§ Prompt
The required output consists solely of the lines from the one containing "Write a Python" down to the one containing "fis_sd = [0.0, 15, 6]", both included, each quoted exactly.

-------

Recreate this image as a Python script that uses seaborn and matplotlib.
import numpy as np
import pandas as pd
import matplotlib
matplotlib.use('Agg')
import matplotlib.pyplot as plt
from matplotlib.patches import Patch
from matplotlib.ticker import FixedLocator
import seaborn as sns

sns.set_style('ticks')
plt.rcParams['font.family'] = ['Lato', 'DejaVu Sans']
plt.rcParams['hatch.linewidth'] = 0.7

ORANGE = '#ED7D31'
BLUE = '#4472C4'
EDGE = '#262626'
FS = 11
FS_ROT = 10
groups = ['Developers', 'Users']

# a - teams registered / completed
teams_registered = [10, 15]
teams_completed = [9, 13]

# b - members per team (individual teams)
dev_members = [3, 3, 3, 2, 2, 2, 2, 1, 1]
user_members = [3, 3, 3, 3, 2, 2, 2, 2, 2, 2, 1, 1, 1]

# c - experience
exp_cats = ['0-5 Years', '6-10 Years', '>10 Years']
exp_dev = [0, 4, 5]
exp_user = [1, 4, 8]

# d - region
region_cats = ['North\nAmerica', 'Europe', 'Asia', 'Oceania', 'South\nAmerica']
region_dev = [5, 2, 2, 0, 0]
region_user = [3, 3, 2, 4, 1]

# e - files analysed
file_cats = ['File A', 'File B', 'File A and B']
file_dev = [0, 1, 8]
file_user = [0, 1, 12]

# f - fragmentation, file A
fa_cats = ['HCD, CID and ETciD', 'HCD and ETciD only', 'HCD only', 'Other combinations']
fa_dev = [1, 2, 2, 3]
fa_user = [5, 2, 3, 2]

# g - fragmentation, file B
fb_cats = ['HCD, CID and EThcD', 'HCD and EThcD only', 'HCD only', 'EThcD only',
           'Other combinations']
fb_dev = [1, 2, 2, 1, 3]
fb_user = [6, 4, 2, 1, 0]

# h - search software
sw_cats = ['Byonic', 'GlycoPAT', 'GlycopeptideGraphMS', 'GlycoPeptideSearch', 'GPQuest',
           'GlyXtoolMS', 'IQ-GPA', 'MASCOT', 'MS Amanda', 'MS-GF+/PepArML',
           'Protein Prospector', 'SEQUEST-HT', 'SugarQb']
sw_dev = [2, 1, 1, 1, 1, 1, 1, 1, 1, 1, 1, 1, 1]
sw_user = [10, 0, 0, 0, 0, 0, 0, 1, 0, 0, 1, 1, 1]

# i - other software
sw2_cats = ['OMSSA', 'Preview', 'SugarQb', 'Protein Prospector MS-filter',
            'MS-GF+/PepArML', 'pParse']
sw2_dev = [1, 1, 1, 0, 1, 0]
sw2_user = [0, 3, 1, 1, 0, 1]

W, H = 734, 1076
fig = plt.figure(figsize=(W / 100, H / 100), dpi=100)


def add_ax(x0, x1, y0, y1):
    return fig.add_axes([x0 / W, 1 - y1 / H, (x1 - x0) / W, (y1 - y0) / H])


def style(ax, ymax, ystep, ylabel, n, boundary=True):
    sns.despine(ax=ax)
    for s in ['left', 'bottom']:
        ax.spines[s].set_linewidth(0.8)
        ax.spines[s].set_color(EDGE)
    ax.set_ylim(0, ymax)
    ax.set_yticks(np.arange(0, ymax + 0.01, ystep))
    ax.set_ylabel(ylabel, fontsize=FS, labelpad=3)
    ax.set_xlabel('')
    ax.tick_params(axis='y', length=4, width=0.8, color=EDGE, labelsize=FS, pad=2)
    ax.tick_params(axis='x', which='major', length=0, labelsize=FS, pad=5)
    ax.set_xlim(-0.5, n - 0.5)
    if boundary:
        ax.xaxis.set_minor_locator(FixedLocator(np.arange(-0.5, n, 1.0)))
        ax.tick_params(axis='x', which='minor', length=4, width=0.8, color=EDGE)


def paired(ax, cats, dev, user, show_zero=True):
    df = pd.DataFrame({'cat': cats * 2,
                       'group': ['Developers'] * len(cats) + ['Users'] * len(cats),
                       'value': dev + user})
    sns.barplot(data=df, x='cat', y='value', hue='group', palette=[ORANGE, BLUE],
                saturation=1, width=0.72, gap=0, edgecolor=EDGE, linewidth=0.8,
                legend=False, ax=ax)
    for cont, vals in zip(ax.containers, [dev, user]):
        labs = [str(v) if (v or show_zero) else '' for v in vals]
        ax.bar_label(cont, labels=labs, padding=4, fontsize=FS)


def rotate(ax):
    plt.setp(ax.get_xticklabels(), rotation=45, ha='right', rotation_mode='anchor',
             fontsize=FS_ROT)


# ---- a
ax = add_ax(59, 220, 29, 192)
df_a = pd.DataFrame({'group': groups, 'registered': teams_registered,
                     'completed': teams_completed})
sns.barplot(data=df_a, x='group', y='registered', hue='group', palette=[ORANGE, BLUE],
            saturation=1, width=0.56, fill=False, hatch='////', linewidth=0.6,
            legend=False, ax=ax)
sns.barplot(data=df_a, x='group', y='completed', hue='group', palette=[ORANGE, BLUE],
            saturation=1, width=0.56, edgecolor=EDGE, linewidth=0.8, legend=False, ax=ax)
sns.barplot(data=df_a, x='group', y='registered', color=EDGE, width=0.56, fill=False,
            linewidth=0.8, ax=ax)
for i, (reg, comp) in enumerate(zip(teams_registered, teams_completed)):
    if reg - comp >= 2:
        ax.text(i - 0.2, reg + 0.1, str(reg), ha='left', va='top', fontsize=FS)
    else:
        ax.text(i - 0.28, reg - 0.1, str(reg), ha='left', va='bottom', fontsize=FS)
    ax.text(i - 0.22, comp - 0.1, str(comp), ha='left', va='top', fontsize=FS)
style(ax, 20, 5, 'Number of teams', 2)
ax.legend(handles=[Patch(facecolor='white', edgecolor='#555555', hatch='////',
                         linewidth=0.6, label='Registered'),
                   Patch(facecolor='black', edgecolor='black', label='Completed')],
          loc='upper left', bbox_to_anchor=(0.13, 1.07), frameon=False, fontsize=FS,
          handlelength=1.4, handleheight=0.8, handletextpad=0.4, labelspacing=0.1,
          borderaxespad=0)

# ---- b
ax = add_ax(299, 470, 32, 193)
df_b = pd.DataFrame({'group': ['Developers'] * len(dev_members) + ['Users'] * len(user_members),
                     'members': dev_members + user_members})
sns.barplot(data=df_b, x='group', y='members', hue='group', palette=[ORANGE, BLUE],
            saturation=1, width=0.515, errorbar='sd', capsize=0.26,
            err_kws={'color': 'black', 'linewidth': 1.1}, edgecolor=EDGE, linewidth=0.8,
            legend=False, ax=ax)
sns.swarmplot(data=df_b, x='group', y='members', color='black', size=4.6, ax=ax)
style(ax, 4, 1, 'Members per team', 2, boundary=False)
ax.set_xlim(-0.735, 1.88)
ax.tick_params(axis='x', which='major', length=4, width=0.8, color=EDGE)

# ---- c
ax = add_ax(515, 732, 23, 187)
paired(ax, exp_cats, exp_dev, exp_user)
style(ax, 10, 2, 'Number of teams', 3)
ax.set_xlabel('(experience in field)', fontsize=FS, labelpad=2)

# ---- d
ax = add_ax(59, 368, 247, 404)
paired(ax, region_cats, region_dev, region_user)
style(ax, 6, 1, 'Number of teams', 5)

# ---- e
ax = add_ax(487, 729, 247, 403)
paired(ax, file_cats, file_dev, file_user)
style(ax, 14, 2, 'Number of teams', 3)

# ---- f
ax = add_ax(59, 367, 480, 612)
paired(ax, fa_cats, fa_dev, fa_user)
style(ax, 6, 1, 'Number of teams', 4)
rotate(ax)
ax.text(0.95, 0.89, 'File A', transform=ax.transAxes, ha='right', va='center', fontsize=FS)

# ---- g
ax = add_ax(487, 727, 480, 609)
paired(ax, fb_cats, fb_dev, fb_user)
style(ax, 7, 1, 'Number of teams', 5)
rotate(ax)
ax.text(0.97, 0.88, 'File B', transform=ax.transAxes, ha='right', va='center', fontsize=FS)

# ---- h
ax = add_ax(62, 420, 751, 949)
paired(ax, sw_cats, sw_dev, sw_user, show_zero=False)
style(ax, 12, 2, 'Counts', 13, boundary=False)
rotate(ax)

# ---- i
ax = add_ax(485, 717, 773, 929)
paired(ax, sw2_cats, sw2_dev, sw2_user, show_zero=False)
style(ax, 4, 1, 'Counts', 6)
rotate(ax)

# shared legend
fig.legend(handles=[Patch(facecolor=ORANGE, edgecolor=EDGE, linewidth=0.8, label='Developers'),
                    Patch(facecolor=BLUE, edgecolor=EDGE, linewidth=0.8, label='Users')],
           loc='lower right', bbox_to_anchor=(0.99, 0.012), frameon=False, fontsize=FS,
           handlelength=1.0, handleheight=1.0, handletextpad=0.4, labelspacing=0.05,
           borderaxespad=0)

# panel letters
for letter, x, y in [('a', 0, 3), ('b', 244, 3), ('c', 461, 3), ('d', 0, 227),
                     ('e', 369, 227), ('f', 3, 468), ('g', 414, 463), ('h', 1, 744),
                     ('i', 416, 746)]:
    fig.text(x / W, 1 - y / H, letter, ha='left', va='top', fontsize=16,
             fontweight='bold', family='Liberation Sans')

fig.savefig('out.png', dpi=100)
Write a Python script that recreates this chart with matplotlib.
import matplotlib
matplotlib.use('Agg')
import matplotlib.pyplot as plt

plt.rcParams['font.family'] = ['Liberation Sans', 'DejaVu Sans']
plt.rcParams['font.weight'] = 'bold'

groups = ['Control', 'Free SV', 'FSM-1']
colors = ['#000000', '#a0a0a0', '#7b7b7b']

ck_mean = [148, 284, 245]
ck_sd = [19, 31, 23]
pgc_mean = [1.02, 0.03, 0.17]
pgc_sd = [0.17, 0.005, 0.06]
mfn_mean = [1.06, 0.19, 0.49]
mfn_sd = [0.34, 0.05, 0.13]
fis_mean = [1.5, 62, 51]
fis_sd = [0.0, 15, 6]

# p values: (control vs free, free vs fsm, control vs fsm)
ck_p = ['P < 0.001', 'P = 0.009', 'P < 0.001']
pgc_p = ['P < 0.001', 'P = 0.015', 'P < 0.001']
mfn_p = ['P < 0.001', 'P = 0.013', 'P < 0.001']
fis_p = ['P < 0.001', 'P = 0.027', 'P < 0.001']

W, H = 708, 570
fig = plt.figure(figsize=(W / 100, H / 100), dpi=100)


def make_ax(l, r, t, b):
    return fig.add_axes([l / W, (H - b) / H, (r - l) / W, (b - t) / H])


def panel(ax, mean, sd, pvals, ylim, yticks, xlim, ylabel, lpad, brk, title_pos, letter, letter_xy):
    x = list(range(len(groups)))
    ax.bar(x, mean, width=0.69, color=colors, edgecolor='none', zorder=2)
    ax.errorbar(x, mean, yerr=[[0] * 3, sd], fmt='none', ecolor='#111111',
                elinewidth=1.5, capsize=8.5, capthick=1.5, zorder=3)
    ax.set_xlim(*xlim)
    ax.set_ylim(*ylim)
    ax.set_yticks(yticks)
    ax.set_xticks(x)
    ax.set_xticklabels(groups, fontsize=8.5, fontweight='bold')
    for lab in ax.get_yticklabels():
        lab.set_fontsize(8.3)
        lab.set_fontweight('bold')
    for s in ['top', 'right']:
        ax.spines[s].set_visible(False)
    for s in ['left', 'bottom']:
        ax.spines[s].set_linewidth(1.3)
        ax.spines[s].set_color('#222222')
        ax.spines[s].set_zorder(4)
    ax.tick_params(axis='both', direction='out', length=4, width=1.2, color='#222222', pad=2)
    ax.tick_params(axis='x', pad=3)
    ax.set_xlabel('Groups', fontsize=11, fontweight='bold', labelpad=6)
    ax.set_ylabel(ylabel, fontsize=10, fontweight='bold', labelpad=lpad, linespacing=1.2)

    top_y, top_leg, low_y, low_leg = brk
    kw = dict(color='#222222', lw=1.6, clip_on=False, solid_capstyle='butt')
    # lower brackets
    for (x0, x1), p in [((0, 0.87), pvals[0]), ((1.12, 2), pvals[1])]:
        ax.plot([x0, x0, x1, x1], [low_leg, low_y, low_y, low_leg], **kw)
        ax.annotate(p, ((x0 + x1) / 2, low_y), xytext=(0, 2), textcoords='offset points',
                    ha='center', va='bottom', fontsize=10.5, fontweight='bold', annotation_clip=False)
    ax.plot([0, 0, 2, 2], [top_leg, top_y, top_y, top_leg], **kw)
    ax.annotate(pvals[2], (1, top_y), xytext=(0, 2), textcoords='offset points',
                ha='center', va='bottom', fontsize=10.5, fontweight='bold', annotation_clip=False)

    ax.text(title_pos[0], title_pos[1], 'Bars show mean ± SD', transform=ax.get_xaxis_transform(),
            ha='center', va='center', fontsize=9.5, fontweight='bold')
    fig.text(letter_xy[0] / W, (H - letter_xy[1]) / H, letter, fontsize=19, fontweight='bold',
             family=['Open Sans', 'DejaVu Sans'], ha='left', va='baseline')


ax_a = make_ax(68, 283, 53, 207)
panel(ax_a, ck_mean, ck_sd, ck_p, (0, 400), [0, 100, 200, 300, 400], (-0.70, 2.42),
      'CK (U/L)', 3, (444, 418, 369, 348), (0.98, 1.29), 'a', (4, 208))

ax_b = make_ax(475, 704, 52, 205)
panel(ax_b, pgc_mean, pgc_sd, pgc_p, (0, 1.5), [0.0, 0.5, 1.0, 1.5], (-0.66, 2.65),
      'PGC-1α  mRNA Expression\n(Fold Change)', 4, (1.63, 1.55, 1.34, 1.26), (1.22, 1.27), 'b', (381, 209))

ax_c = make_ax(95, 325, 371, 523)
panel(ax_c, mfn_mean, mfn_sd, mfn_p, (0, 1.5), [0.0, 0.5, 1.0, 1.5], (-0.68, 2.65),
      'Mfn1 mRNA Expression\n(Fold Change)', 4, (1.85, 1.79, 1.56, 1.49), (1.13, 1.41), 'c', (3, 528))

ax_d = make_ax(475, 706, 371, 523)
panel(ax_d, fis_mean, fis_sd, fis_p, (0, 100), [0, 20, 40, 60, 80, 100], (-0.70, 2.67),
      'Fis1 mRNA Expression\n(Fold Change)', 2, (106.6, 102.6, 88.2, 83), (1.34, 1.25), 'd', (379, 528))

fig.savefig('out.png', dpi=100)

-------

§ Answer for the task
Write a Python script that recreates this chart with matplotlib.
import matplotlib
matplotlib.use('Agg')
import matplotlib.pyplot as plt

plt.rcParams['font.family'] = ['Liberation Sans', 'DejaVu Sans']
plt.rcParams['font.weight'] = 'bold'

groups = ['Control', 'Free SV', 'FSM-1']
colors = ['#000000', '#a0a0a0', '#7b7b7b']

ck_mean = [148, 284, 245]
ck_sd = [19, 31, 23]
pgc_mean = [1.02, 0.03, 0.17]
pgc_sd = [0.17, 0.005, 0.06]
mfn_mean = [1.06, 0.19, 0.49]
mfn_sd = [0.34, 0.05, 0.13]
fis_mean = [1.5, 62, 51]
fis_sd = [0.0, 15, 6]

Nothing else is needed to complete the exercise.